Meat for the masses, China's next big thing

19 Mar 2006 01:04:20 GMT
Source: Reuters
 By Lucy Hornby

PINGDU, China, March 19 (Reuters) - A warm whiff of chicken is the only hint from outside of the activity at the Tianrun Meat Plant, on the Shandong plains two hours from Qingdao.

Inside, a hive of masked, pink-clad workers slice and sort chicken pieces hacked from carcasses hanging from a track mounted in the ceiling. The plant's workers pack 80,000 chickens and ducks a day into neat plastic bags for delivery to fast-food chains and supermarkets.

Provincial officials across China are hatching plans for similar meat-packing plants and large-scale livestock farms to provide jobs in the countryside. To feed its people, China wants to develop more efficient agriculture, without unleashing a flood of landless labourers into the cities.

"The nation is pushing economies of scale, and this will accelerate," Meng Qingli, head of breeding services for Liuhe Group, China's largest poultry producer, said in an interview at his Qingdao offices this month.

"If I were the minister of agriculture, I wouldn't allow farmers to raise animals at all, not even for their own dinner. Only companies. The day may come soon."

Breakneck growth in China's cities has largely left the countryside behind, and Beijing's economic plan this year seeks to redress the imbalance. From Heilongjiang in the north to Hainan in the south, officials are looking to meat to employ rural dwellers and get added value from low-margin grains.

But while local government projects are notorious for graft and inefficiency, individual Chinese farmers have trouble getting the loans or insurance coverage they need to scale up.

Beijing needs to encourage lending to rural businesses to allow secondary industries to develop, said Liu Yonghao, chairman of the New Hope Group, the largest Chinese feed company. Family owned New Hope owns a controlling stake in Liuhe.

"Of the 600 or so national-size agricultural businesses, over 80 percent are private. So the national policy towards private enterprises is very important."


Labour costs in China's more prosperous coastal regions are rising, making it more economic in the future for Shandong to develop cooking and canning plants, while poultry farms and simple meat packers move to poorer central and western provinces.

"Due to the one-child policy, people are less willing to to do dirty or dangerous work. It's already evident," said Zhao Jingquan, general manager of the Tianrun plant in Pingdu.

The Pingdu plant employs more than 2,000 people compared to 200 workers in a similar plant in the U.S., making a Chinese operation about 20 percent more expensive per chicken than a U.S. plant would be.

Liuhe, which owns the Tianrun plant and a dozen like it, is setting up satellite poultry farms within 50 km (30 miles) of each plant. Its goal is to source all poultry from contracted farms.

At one such farm, eight workers raise 1.2 million chickens a year in six long sheds, each 1,900 square metres (20,500 sq ft), under strictly controlled artificial light and temperature.

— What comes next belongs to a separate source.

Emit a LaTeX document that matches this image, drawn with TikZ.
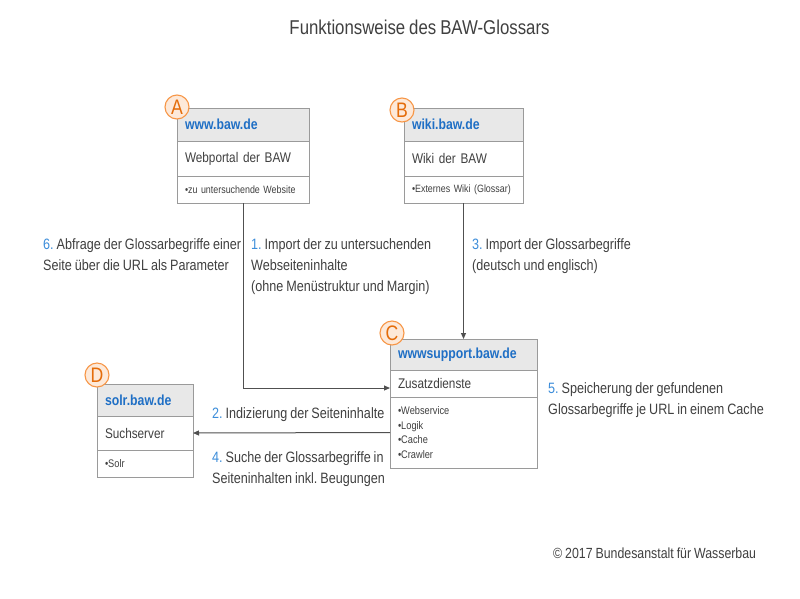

Such large-scale operations are also a defence against bird flu, which has killed at least 10 people in China. Millions of birds have been culled to contain the H5N1 virus, which epidemiologists fear could mutate to pass easily among humans.

Liuhe officials say outbreaks have been in operations raising a few thousand birds each. Farms raising hundreds of thousands of birds can be more easily controlled because outside threats, such as migratory birds that carry the bird flu virus, are shut out.

At the packing plant, visitors must travel backwards from the "clean room", where wings, thighs and cutlets are prepared for KFC and McDonald's, to the beginning of the process, the "dirty room", where heads, feet and organs are separated, stacked and weighed.

"I am not afraid of bird flu, because I understand how the virus works. And so my workers are not afraid, because we give information regularly on the disease," plant manager Zhao said.

The hanging chickens look gradually more whole as the tour progresses past vats where feathers are steamed off. Then visitors enter a small room where four workers in bloody aprons slice the throats of fluffy white birds.

"I eat chicken, but not very often," said Zhao's assistant Xue Weichun. "It kind of makes me sick."